Они почувствовали это далеко от линии прибоя. За пределами досягаемости любого каноэ, где-то посреди моря что-то шевельнулось внутри них. «Пора», – услышали они древний зов крови и плоти, и серебристо-чешуйчатые тела, как стрелки компаса, повернулись в направлении дома. Они плывут со всех сторон, собираясь в огромные стаи, что затрудняет их движение. По мере приближения к цели вся вода на их пути сверкает от серебристых тел. Когда-то ушедший в море блудный лосось возвращается домой.
Береговая линия в этих местах изобилует бесчисленными бухтами, она укрыта туманом и прорезана речушками, вытекающими из дождевых лесов. Здесь легко заблудиться, потеряв ориентиры в пелене тумана. Густой хвойный лес подходит к самому берегу, скрывая за темными плащами елей приметы родных берегов. Старейшины рассказывают о пропавших каноэ, позже выброшенных волнами на этот песчаный берег. Если рыбаки долго не возвращаются, их родственники спускаются на берег и разжигают большой костер в надежде, что этот маяк укажет дорогу к дому. Когда нагруженные дарами моря каноэ приближаются, добытчиков приветствуют песнями и танцами, вознаграждая за все, что им пришлось претерпеть, радостной встречей и выражением благодарности.
Так уж повелось, что люди готовятся к возвращению соплеменников, которые приносят им добычу в утробе своих каноэ. Они смотрят на море и ждут. Женщины пришивают на свои лучшие платья для танцев еще один ряд ракушек, складывают ольховые дрова для праздничного застолья и затачивают шпажки из веточек черники. Штопая сети, они вспоминают старые песни. Но их братьев все еще нет. Женщины выходят на берег и вглядываются в морские дали. Может, они заблудились? Может, потерялись в море или не уверены, что их по-прежнему ждут на берегу?
Дожди запаздывают, уровень воды спадает, сухие пыльные тропинки в лесу покрылись желтым слоем хвои. Травы на мысе сохнут и буреют, нет даже тумана, чтобы увлажнить их.
А в это время далеко за грохочущим прибоем, за пределами досягаемости каноэ, в чернильной тьме, поглощающей свет, они продолжают двигаться как единый организм, не сворачивая ни на восток, ни на запад.
В сумерках человек идет по тропинке с узелком в руке. Он находит нужное место, кладет кору кедра и сухую траву, добавляет горячие кусочки угля и своим дыханием помогает костру разгореться. Язычки пламени заплясали и затем пропали. Дым клубится вокруг чернеющей травы, а затем появляется огонь, охватывая один стебель за другим. По всему мысу люди делают то же самое, создавая потрескивающую цепь костров. Белый дым, клубясь, поднимается вверх в угасающем свете дня, и огни все дальше продвигаются по склону, пока его очертания не высветятся в ночной мгле. Это маяк для братьев, которых ждут дома.

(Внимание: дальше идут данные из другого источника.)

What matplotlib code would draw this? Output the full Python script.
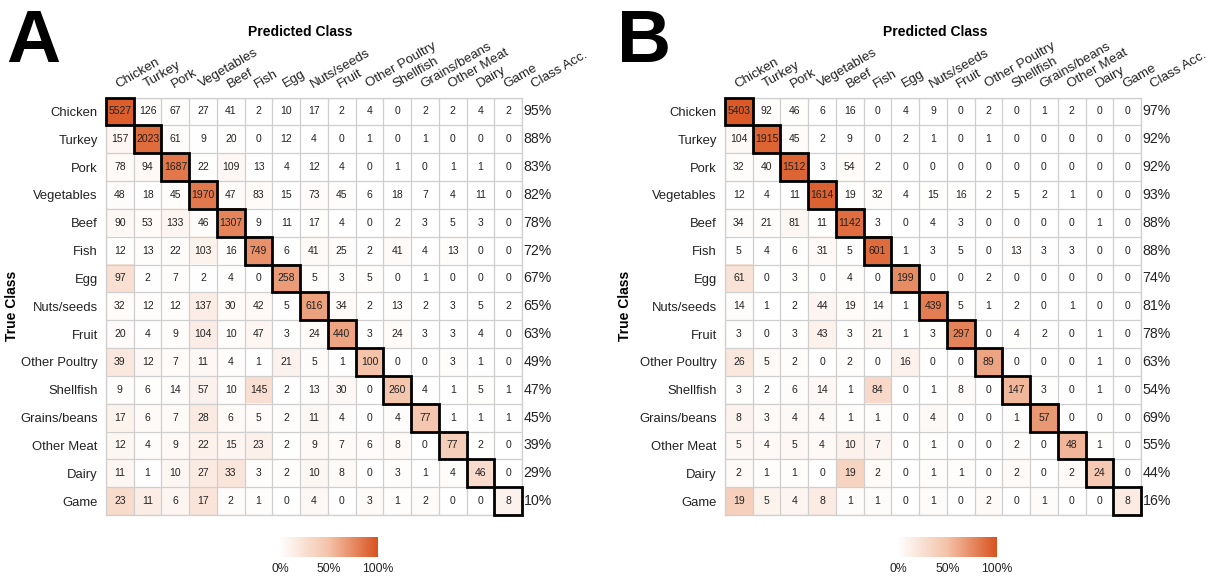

Горит сухая трава. Огонь разносится ветром, пока влажная зеленая стена леса не останавливает его. На высоте тысяча четыреста футов над прибоем мыс пылает, как башня, охваченная огнем, – мощная вспышка желтых, оранжевых и красных языков пламени. Над пылающей землей поднимаются клубы дыма, которые на фоне ночи кажутся белыми с лососево-розовым подпалом. Это выглядит как призыв: «Придите, придите, плоть от плоти моей! Мои братья! Возвращайтесь к реке, где вы появились на свет! Мы устроим пир в вашу честь!»
Далеко в море, куда не доплывет ни одно каноэ, на черном как смоль берегу возникает маленькая точка света, словно мерцающая в темноте спичка, маячок под белым шлейфом дыма, плывущего вдоль берега и смешивающегося с туманом. Искра в безбрежном просторе.
Время пришло. Как единое целое, они устремляются на восток, к берегам своей родной реки. Почувствовав вкус ее воды, они останавливаются, чтобы передохнуть в успокаивающих волнах прибоя. В воде, на фоне сверкающих серебристых чешуек, отражается башня пламени на высоком мысе, и языки огня лижут гребни волн.
К восходу солнца мыс становится серо-белым, будто припорошенный ранним снежком. Прибрежный ветер разносит пепел и запах сгоревшей травы, осыпая деревья внизу. Но никто этого не замечает, потому что все стоят на берегу реки и поют приветственную песнь со словами благодарности за еду, плывущую вверх по реке плавник к плавнику. Сети без дела лежат на берегу, а гарпуны остаются висеть на стенах домов. Первые косяки рыб не трогают, позволяя вождям с крючковатыми челюстями вести остальных и донести до своих родственников, живущих выше по реке, что люди благодарны им и преисполнены уважения.